The oiler plans to return at least 60% of surplus cash flow to shareholders through share buybacks
Chief executive Bernard Looney said in a release it is because of the anticipated delivery of disposal proceeds combined with a “very strong” trading performance in the period.
The oiler has received US$4.7bn (£3.3bn) in the past three months, including US$2.4bn from the sale of a 20% interest in Oman’s Block 61, US$1bn as the final payment from the disposal of BP’s global petrochemicals business to INEOS, US$700mln to offload a 49% interest in a controlled affiliate holding certain refined product and crude logistics assets onshore US and US$400mln from the sale of an interest in software company Palantir.
After achieving this goal, the plan is to return at least 60% of surplus cash flow to shareholders through share buybacks.
The FTSE 100 firm now expects disposal proceeds in 2021 to be at the top end of the previously announced US$4‑6bn range.
Its target of US$25bn of disposal proceeds by 2025 is now supported by agreed or completed transactions of around US$14.7bn with around US$10bn received so far.
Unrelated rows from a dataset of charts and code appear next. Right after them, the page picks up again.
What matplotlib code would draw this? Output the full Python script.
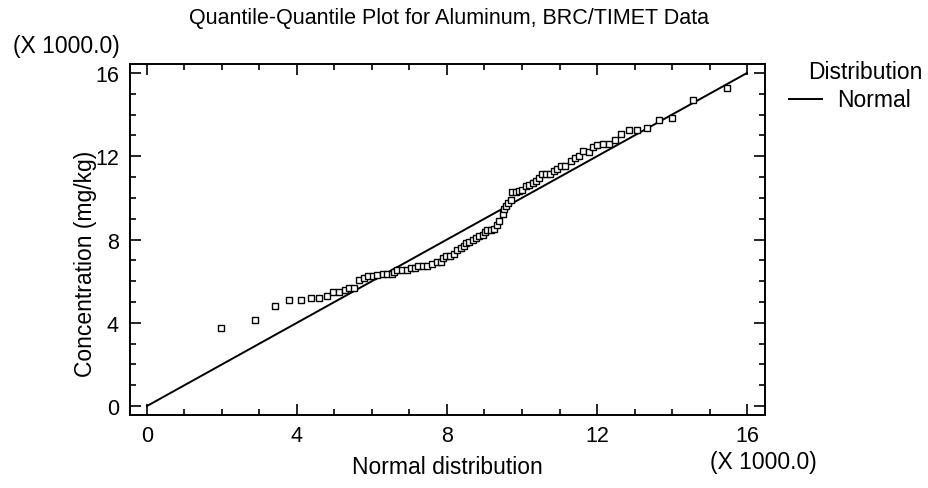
import matplotlib
matplotlib.use('Agg')
import numpy as np
from matplotlib import pyplot as plt
from matplotlib.ticker import MultipleLocator

# Квантили нормального распределения (X 1000.0)
normal_q = [1.965, 2.88, 3.41, 3.79, 4.11, 4.37, 4.59, 4.80, 4.95, 5.12,
            5.28, 5.39, 5.52, 5.66, 5.79, 5.90, 6.03, 6.14, 6.29, 6.41,
            6.53, 6.59, 6.67, 6.79, 6.93, 7.03, 7.14, 7.23, 7.35, 7.47,
            7.59, 7.73, 7.83, 7.89, 7.97, 8.08, 8.19, 8.26, 8.37, 8.45,
            8.51, 8.59, 8.69, 8.77, 8.86, 8.95, 9.02, 9.07, 9.17, 9.25,
            9.33, 9.39, 9.49, 9.53, 9.57, 9.63, 9.71, 9.74, 9.83, 9.92,
            10.01, 10.11, 10.19, 10.29, 10.37, 10.46, 10.54, 10.64, 10.75, 10.85,
            10.93, 11.03, 11.15, 11.30, 11.41, 11.53, 11.62, 11.79, 11.90, 12.01,
            12.15, 12.32, 12.48, 12.63, 12.86, 13.07, 13.34, 13.65, 14.01, 14.57,
            15.47]

# Концентрация алюминия, mg/kg (X 1000.0)
concentration = [3.75, 4.15, 4.82, 5.11, 5.09, 5.20, 5.20, 5.30, 5.49, 5.49,
                 5.59, 5.69, 5.68, 6.07, 6.17, 6.23, 6.26, 6.29, 6.36, 6.36,
                 6.33, 6.45, 6.52, 6.54, 6.55, 6.62, 6.65, 6.71, 6.74, 6.74,
                 6.81, 6.91, 6.91, 7.13, 7.22, 7.22, 7.29, 7.51, 7.61, 7.67,
                 7.83, 7.90, 7.98, 8.06, 8.15, 8.22, 8.35, 8.44, 8.47, 8.51,
                 8.70, 8.90, 9.23, 9.47, 9.63, 9.74, 9.91, 10.30, 10.30, 10.33,
                 10.39, 10.56, 10.62, 10.72, 10.81, 10.94, 11.13, 11.17, 11.16, 11.29,
                 11.39, 11.55, 11.55, 11.77, 11.90, 12.03, 12.25, 12.22, 12.43, 12.54,
                 12.60, 12.60, 12.80, 13.09, 13.28, 13.28, 13.37, 13.76, 13.85, 14.72,
                 15.30]

# Линия нормального распределения
ref_line = [0, 16]

plt.rcParams['font.family'] = ['Liberation Sans', 'DejaVu Sans']
fs = 16.5

fig = plt.figure(figsize=(9.29, 4.89), dpi=100)
ax = fig.add_axes([0.140, 0.1493, 0.6835, 0.7177])

ax.plot(ref_line, ref_line, color='black', lw=1.4, label='Normal')
ax.plot(normal_q, concentration, ls='none', marker='s', ms=3.8,
        mfc='white', mec='black', mew=1.0)

ax.set_xlim(-0.45, 16.48)
ax.set_ylim(-0.43, 16.43)
ax.xaxis.set_major_locator(MultipleLocator(4))
ax.yaxis.set_major_locator(MultipleLocator(4))
ax.xaxis.set_minor_locator(MultipleLocator(1))
ax.yaxis.set_minor_locator(MultipleLocator(1))
ax.tick_params(which='both', direction='in', top=True, right=True,
               width=1.2, colors='black', labelsize=15.5)
ax.tick_params(which='major', length=8)
ax.tick_params(which='minor', length=4.5)
ax.tick_params(axis='y', pad=8)
ax.tick_params(axis='x', pad=7)
for s in ax.spines.values():
    s.set_linewidth(1.4)

# Подписи осей и заголовок
fig.text(0.482, 0.043, 'Normal distribution', ha='center', va='center', fontsize=fs)
fig.text(0.092, 0.46, 'Concentration (mg/kg)', ha='center', va='center',
         rotation=90, fontsize=16.5)
fig.text(0.483, 0.963, 'Quantile-Quantile Plot for Aluminum, BRC/TIMET Data',
         ha='center', va='center', fontsize=15.5)
fig.text(0.071, 0.904, '(X 1000.0)', ha='center', va='center', fontsize=fs)
fig.text(0.822, 0.055, '(X 1000.0)', ha='center', va='center', fontsize=fs)

# Легенда
fig.text(0.931, 0.851, 'Distribution', ha='center', va='center', fontsize=fs)
fig.lines.append(plt.Line2D([0.849, 0.885], [0.795, 0.795], color='black',
                            lw=1.4, transform=fig.transFigure))
fig.text(0.901, 0.795, 'Normal', ha='left', va='center', fontsize=fs)

plt.savefig('out.png', dpi=100)
plt.close()
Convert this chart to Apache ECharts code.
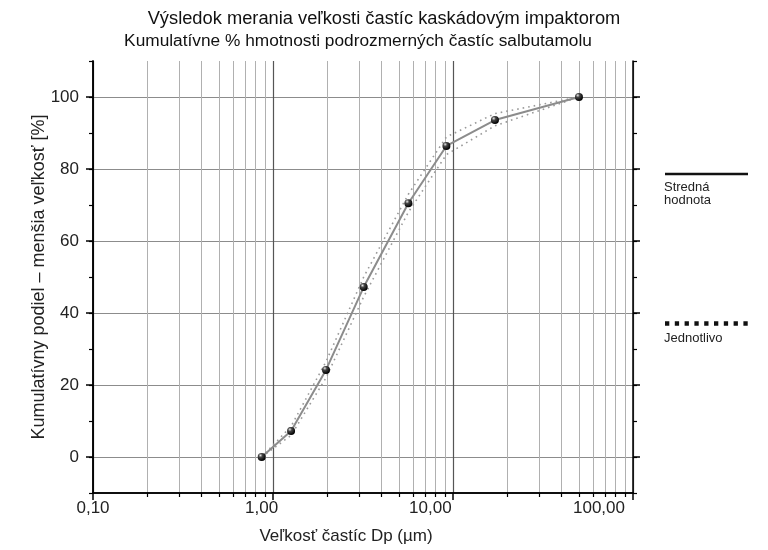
<!DOCTYPE html>
<html>
<head>
<meta charset="utf-8">
<script src="https://cdn.jsdelivr.net/npm/echarts@6/dist/echarts.min.js"></script>
<style>
  html, body { margin: 0; padding: 0; background: #fff; }
  #chart { width: 768px; height: 550px; }
</style>
</head>
<body>
<div id="chart"></div>
<script>
// particle size cut-offs (um) and cumulative undersize mass (%)
var sizes = [0.865, 1.26, 1.97, 3.19, 5.65, 9.19, 17.1, 50.1];
var meanPct = [0, 7.2, 24.2, 47.2, 70.5, 86.4, 93.6, 100];
var runA = [0, 8.5, 26.5, 50, 73, 88.9, 95.4, 100];
var runB = [0, 6, 22, 44.5, 68, 84, 92, 100];

var decadeTicks = [0.1, 1, 10, 100];
var minorTicks = [0.2, 0.3, 0.4, 0.5, 0.6, 0.7, 0.8, 0.9,
                  2, 3, 4, 5, 6, 7, 8, 9,
                  20, 30, 40, 50, 60, 70, 80, 90];
var yMajor = [0, 20, 40, 60, 80, 100];

var font = "'Liberation Sans', Arial, sans-serif";

function pairs(xs, ys) {
    return xs.map(function(x, i) { return [x, ys[i]]; });
}

function fmtSize(v) {
    return v.toFixed(2).replace('.', ',');
}

var sphere = new echarts.graphic.RadialGradient(0.35, 0.3, 0.7, [
    { offset: 0, color: '#e8e8e8' },
    { offset: 0.35, color: '#444' },
    { offset: 1, color: '#000' }
]);

var dotted = {
    type: 'line',
    xAxisIndex: 0,
    yAxisIndex: 0,
    symbol: 'none',
    silent: true,
    lineStyle: { color: '#9a9a9a', width: 1.6, type: [1.6, 4] },
    z: 2
};

var option = {
    animation: false,
    backgroundColor: '#fff',
    title: [
        {
            text: 'Výsledok merania veľkosti častíc kaskádovým impaktorom',
            left: 379, top: 5, textAlign: 'center',
            textStyle: { fontFamily: font, fontSize: 18.3, fontWeight: 'normal', color: '#111' }
        },
        {
            text: 'Kumulatívne % hmotnosti podrozmerných častíc salbutamolu',
            left: 353, top: 28, textAlign: 'center',
            textStyle: { fontFamily: font, fontSize: 17.3, fontWeight: 'normal', color: '#111' }
        }
    ],
    grid: [
        { left: 93, right: 135, top: 61, bottom: 57 },
        { left: 93, right: 169, top: 61, bottom: 57 }
    ],
    xAxis: [
        {
            type: 'log', gridIndex: 0, min: 0.1, max: 100,
            axisLine: { onZero: false, lineStyle: { color: '#000', width: 1.5 } },
            axisTick: { customValues: minorTicks, length: 4, lineStyle: { color: '#000', width: 1.2 } },
            axisLabel: { show: false },
            splitLine: { show: true, lineStyle: { color: '#b0b0b0', width: 1 } }
        },
        {
            type: 'log', gridIndex: 0, min: 0.1, max: 100, position: 'bottom',
            axisLine: { onZero: false, lineStyle: { color: '#000', width: 1.5 } },
            axisTick: { customValues: decadeTicks, length: 7, lineStyle: { color: '#000', width: 1.5 } },
            axisLabel: { show: false },
            splitLine: { show: true, lineStyle: { color: '#555', width: 1.2 } }
        },
        {
            type: 'log', gridIndex: 1, min: 0.1, max: 100,
            axisLine: { show: false, onZero: false },
            axisTick: { show: false },
            splitLine: { show: false },
            axisLabel: {
                margin: 9, fontFamily: font, fontSize: 17, color: '#222',
                showMinLabel: true, showMaxLabel: true,
                formatter: fmtSize
            },
            name: 'Veľkosť častíc Dp (µm)',
            nameLocation: 'middle', nameGap: 37, nameMoveOverlap: false,
            nameTextStyle: { fontFamily: font, fontSize: 17, color: '#222' }
        }
    ],
    yAxis: [
        {
            type: 'value', gridIndex: 0, position: 'left', min: -10, max: 110, interval: 10,
            axisLine: { show: true, onZero: false, lineStyle: { color: '#000', width: 1.5 } },
            axisTick: { show: true, length: 4, lineStyle: { color: '#000', width: 1.2 } },
            axisLabel: { show: false },
            splitLine: { show: false }
        },
        {
            type: 'value', gridIndex: 0, position: 'left', min: -10, max: 110,
            axisLine: { show: true, onZero: false, lineStyle: { color: '#000', width: 1.5 } },
            axisTick: { show: true, customValues: yMajor, length: 7, lineStyle: { color: '#000', width: 1.5 } },
            axisLabel: {
                customValues: yMajor, margin: 14,
                fontFamily: font, fontSize: 17, color: '#222'
            },
            splitLine: { show: true, lineStyle: { color: '#8c8c8c', width: 1.2 } },
            name: 'Kumulatívny podiel – menšia veľkosť [%]',
            nameLocation: 'middle', nameGap: 45, nameMoveOverlap: false,
            nameTextStyle: { fontFamily: font, fontSize: 18, color: '#222' }
        },
        {
            type: 'value', gridIndex: 0, position: 'right', min: -10, max: 110, interval: 10,
            axisLine: { show: true, onZero: false, lineStyle: { color: '#000', width: 1.5 } },
            axisTick: { show: true, length: 4, lineStyle: { color: '#000', width: 1.2 } },
            axisLabel: { show: false },
            splitLine: { show: false }
        },
        {
            type: 'value', gridIndex: 0, position: 'right', min: -10, max: 110,
            axisLine: { show: false, onZero: false },
            axisTick: { show: true, customValues: yMajor, length: 7, lineStyle: { color: '#000', width: 1.5 } },
            axisLabel: { show: false },
            splitLine: { show: false }
        },
        {
            type: 'value', gridIndex: 1, show: false, min: -10, max: 110
        }
    ],
    graphic: [
        { type: 'line', shape: { x1: 665, y1: 174, x2: 748, y2: 174 }, style: { stroke: '#111', lineWidth: 2.5 } },
        { type: 'text', left: 664, top: 181, style: { text: 'Stredná\nhodnota', font: '13px ' + font, fill: '#222', lineHeight: 12.5 } },
        { type: 'line', shape: { x1: 665, y1: 323.5, x2: 748, y2: 323.5 }, style: { stroke: '#111', lineWidth: 4.3, lineDash: [4.3, 5.5] } },
        { type: 'text', left: 664, top: 332, style: { text: 'Jednotlivo', font: '13px ' + font, fill: '#222' } }
    ],
    series: [
        Object.assign({ name: 'Jednotlivo A', data: pairs(sizes, runA) }, dotted),
        Object.assign({ name: 'Jednotlivo B', data: pairs(sizes, runB) }, dotted),
        {
            name: 'Stredná hodnota',
            type: 'line',
            xAxisIndex: 0,
            yAxisIndex: 0,
            data: pairs(sizes, meanPct),
            symbol: 'circle',
            symbolSize: 8,
            showAllSymbol: true,
            lineStyle: { color: '#8c8c8c', width: 2 },
            itemStyle: { color: sphere, borderWidth: 0 },
            z: 3
        }
    ]
};

echarts.init(document.getElementById('chart'), null, { renderer: 'canvas' }).setOption(option);
</script>
</body>
</html>
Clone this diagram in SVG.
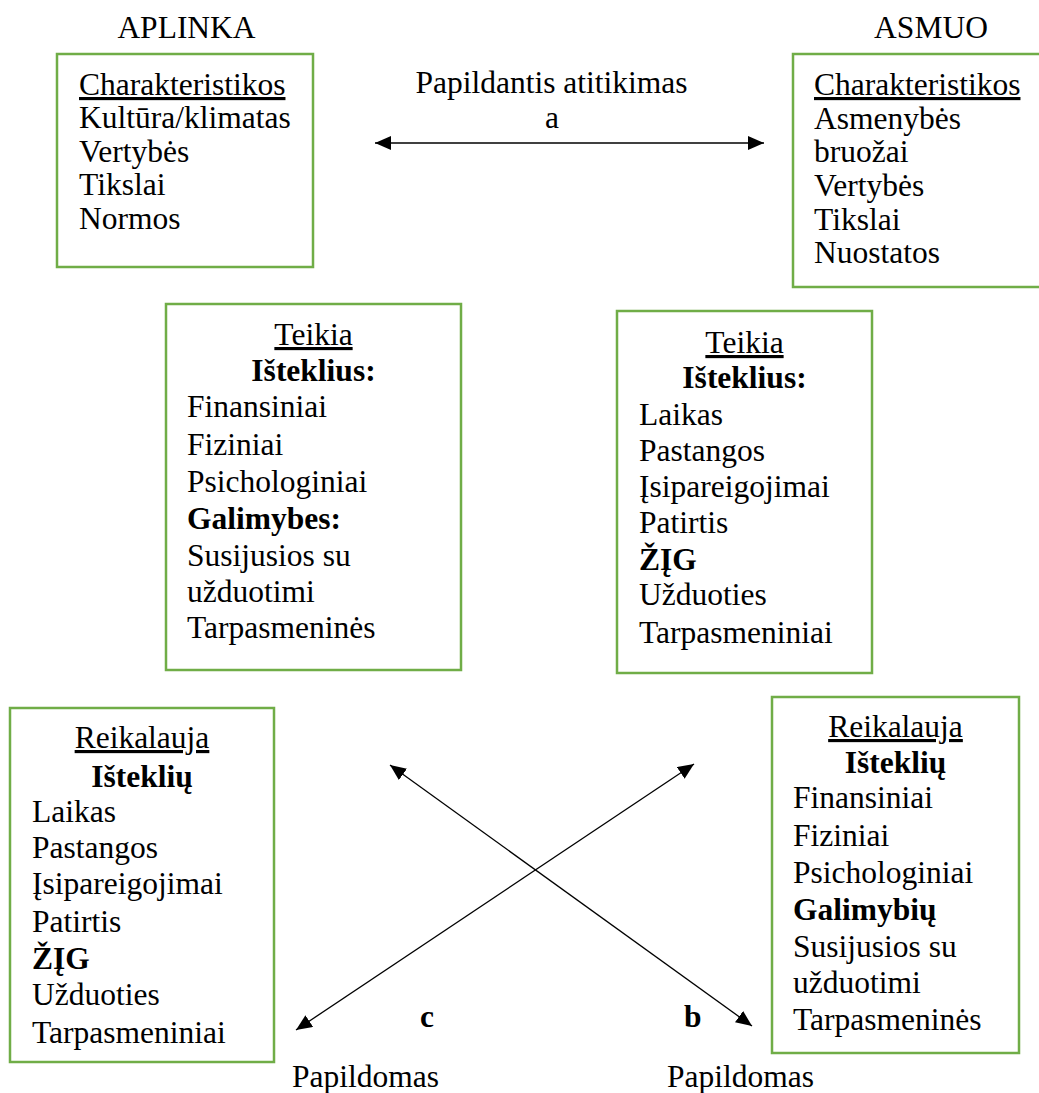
<svg xmlns="http://www.w3.org/2000/svg" width="1039" height="1093" viewBox="0 0 1039 1093">
<style>
text{font-family:'Liberation Serif','Times New Roman',Times,'DejaVu Serif',serif;font-size:31.5px;fill:#000}
.b{font-weight:bold}
.u{text-decoration:underline}
.m{text-anchor:middle}
.box{fill:#fff;stroke:#70ad47;stroke-width:2.5}
.con{stroke:#000;stroke-width:1.3;fill:none;marker-start:url(#ah);marker-end:url(#ah)}
</style>
<defs>
<marker id="ah" viewBox="0 0 16 14" refX="16" refY="7" markerWidth="16" markerHeight="14" markerUnits="userSpaceOnUse" orient="auto-start-reverse">
<path d="M0,0 L16,7 L0,14 z" fill="#000"/>
</marker>
</defs>
<rect width="1039" height="1093" fill="#fff"/>
<g font-family="Liberation Serif, Times New Roman, DejaVu Serif, serif">
<g id="labels">
<text class="m" x="186.5" y="38">APLINKA</text>
<text class="m" x="931" y="38">ASMUO</text>
<text class="m" x="551.5" y="93">Papildantis atitikimas</text>
<text class="m" x="552" y="128">a</text>
<text class="b" x="420" y="1027">c</text>
<text class="b" x="684" y="1027">b</text>
<text x="292" y="1087">Papildomas</text>
<text x="667" y="1087">Papildomas</text>
</g>

<g id="env-char">
<rect class="box" x="57" y="54" width="256" height="213"/>
<text class="u" x="79" y="95">Charakteristikos</text>
<text x="79" y="128">Kultūra/klimatas</text>
<text x="79" y="162">Vertybės</text>
<text x="79" y="195">Tikslai</text>
<text x="79" y="229">Normos</text>
</g>

<g id="person-char">
<rect class="box" x="793" y="54" width="260" height="233"/>
<text class="u" x="814" y="95">Charakteristikos</text>
<text x="814" y="128.5">Asmenybės</text>
<text x="814" y="162">bruožai</text>
<text x="814" y="195.5">Vertybės</text>
<text x="814" y="229.5">Tikslai</text>
<text x="814" y="263">Nuostatos</text>
</g>

<g id="env-supplies">
<rect class="box" x="166" y="304" width="295" height="366"/>
<text class="m u" x="313.5" y="345">Teikia</text>
<text class="m b" x="313.5" y="381">Išteklius:</text>
<text x="187" y="417">Finansiniai</text>
<text x="187" y="455">Fiziniai</text>
<text x="187" y="492">Psichologiniai</text>
<text class="b" x="187" y="529">Galimybes:</text>
<text x="187" y="566">Susijusios su</text>
<text x="187" y="602">užduotimi</text>
<text x="187" y="638">Tarpasmeninės</text>
</g>

<g id="person-supplies">
<rect class="box" x="617" y="311" width="255" height="362"/>
<text class="m u" x="744.5" y="353">Teikia</text>
<text class="m b" x="744.5" y="388">Išteklius:</text>
<text x="639" y="425">Laikas</text>
<text x="639" y="461">Pastangos</text>
<text x="639" y="497">Įsipareigojimai</text>
<text x="639" y="533">Patirtis</text>
<text class="b" x="639" y="570">ŽĮG</text>
<text x="639" y="605">Užduoties</text>
<text x="639" y="643">Tarpasmeniniai</text>
</g>

<g id="env-demands">
<rect class="box" x="10" y="708" width="264" height="354"/>
<text class="m u" x="142" y="748">Reikalauja</text>
<text class="m b" x="142" y="787">Išteklių</text>
<text x="32" y="822">Laikas</text>
<text x="32" y="858">Pastangos</text>
<text x="32" y="894">Įsipareigojimai</text>
<text x="32" y="932">Patirtis</text>
<text class="b" x="32" y="969">ŽĮG</text>
<text x="32" y="1005">Užduoties</text>
<text x="32" y="1043">Tarpasmeniniai</text>
</g>

<g id="person-demands">
<rect class="box" x="772" y="697" width="247" height="356"/>
<text class="m u" x="895.5" y="737">Reikalauja</text>
<text class="m b" x="895.5" y="773">Išteklių</text>
<text x="793" y="808">Finansiniai</text>
<text x="793" y="846">Fiziniai</text>
<text x="793" y="883">Psichologiniai</text>
<text class="b" x="793" y="920">Galimybių</text>
<text x="793" y="957">Susijusios su</text>
<text x="793" y="993">užduotimi</text>
<text x="793" y="1030">Tarpasmeninės</text>
</g>
</g>
<g id="connectors">
<line class="con" x1="375" y1="143" x2="764" y2="143"/>
<line class="con" x1="296" y1="1030" x2="694" y2="764"/>
<line class="con" x1="390" y1="765" x2="752" y2="1026"/>
</g>
</svg>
“While the level of buyback will depend on net divestments and underlying free cash flow generation, we estimate that at US$60/barrel oil prices, the company will be buying back around US$2-2.5bn in shares annually, which is around 2.5-3% of the current market cap, and that will be in addition to the 5.5% dividend yield,” analysts at Berenberg commented.
Shares advanced 3% to 299.25p on Tuesday morning.